Brat

Katzenjammer Kids on Parade.

Dear Word Detective: I found your web page discussing the possible origin of the word “brat.” My wife is German and we were watching some out of control children at a wedding yesterday and she said that in Germany they were called “Satansbraten,” or “Devil’s Roast.” I was just curious if that could also be a possible origin. — Leighton Shell.

That’s an interesting theory. I don’t speak German, so I’m at a bit of a disadvantage here. But my impression is that the logic of “Satansbraten,” widely translated as “problem child” or “brat,” is that the noxious little nipper is either more than likely to end up roasting on a spit in Hell or is, in fact, a devil or demon incarnate. Seems a little harsh to me, but then again I’ve also been to a few weddings terrorized by out of control children, so maybe not.

As I said in the column I wrote back in 2004, “brat” is a pejorative colloquial English term for “a child, especially an ill-tempered, spoiled or badly behaved child.” In his 1755 Dictionary of the English Language, Samuel Johnson defined the word (which first appears in the written record in 1557) as “a child, so called in contempt.” But in the 16th and 17th centuries, “brat” was also used without contempt or condemnation to mean any small, usually “insignificant” child (as in the term “beggar’s brat,” a child deployed to evoke sympathy from passers-by).
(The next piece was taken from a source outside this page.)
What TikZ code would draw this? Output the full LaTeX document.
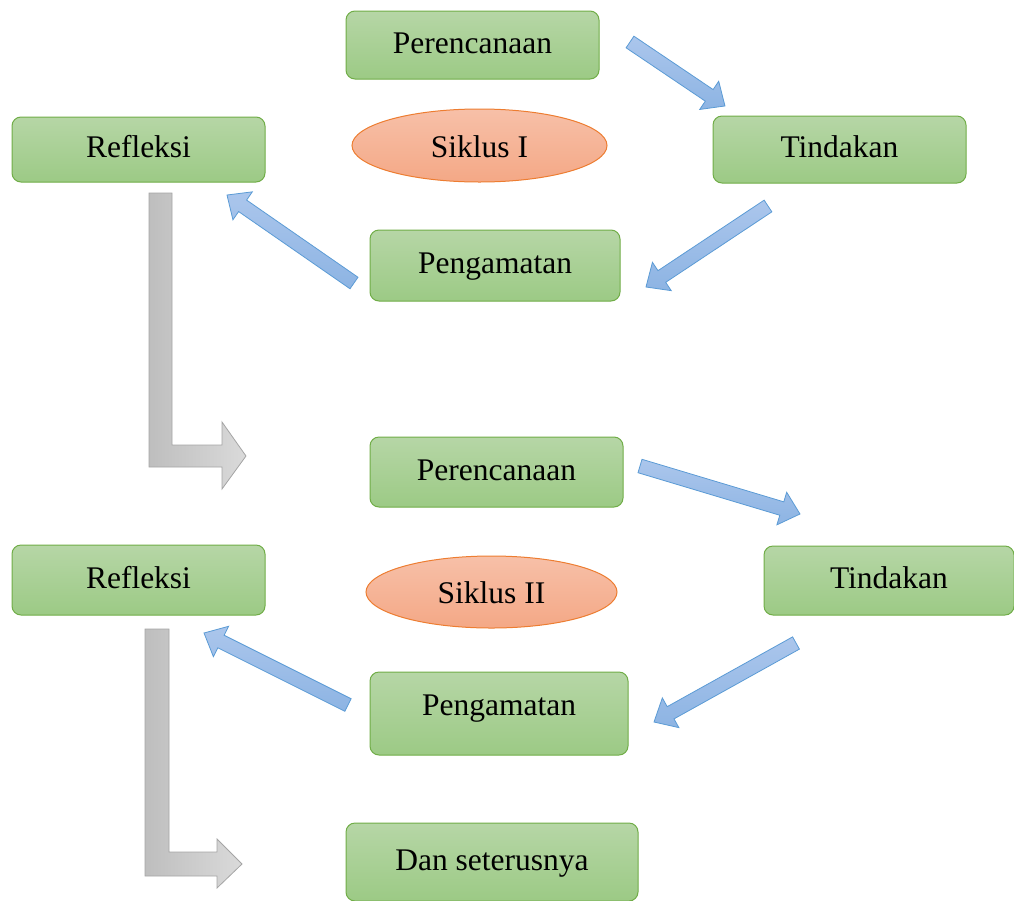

It seems plausible that “brat” could have arisen in English as a borrowed and clipped form of the German “Satansbraten,” but I see a couple of problems on the English side of the border. First, the earliest written examples of “brat” found so far use the term to simply mean “child” or “offspring” with no pejorative overtones (“What [sin] hath Aeneas, my brat, committed agaynst [thee]?”, 1582). But “Satansbraten” has, I assume, always been used pejoratively, as positive invocations of Satan are somewhat rare.

Second, no one, to my knowledge, has found the sort of intermediate stages of development to be expected when a foreign word is taken into English and modified, such as the original word being used in English text and explained (e.g., “as the Germans say…”). So I tend to doubt that “Satansbraten” is the source of “brat.” It is possible, of course, that the development of “brat” was influenced in some way by “Satansbraten,” but that would be nearly impossible to document.

Unfortunately, a definitive explanation of where, exactly, “brat” did come from is not possible. One intriguing theory traces it to another kind of “brat” in English, this one meaning “a cloak made of coarse cloth, especially as worn by a child” (from the Old Irish “bratt,” cloth, cloak). This “brat,” meaning a sort of smock or apron worn by children, was, according to this theory, eventually adopted as a term for the children themselves.

Interestingly, this “brat/cloth” theory closely parallels a theory suggested to explain the development of our English word “girl,” which I mentioned in a recent column and which originally meant a child of either sex. The Old English word “gyrela,” meaning “garment,” is the suggested source for “girl,” and once again the theory is that the name for an article of clothing gradually became the word for the wearer. The parallels between the theories are striking, but since neither theory has been proven, one cannot be invoked to argue for the other, and so we are left with two mysteries on our hands.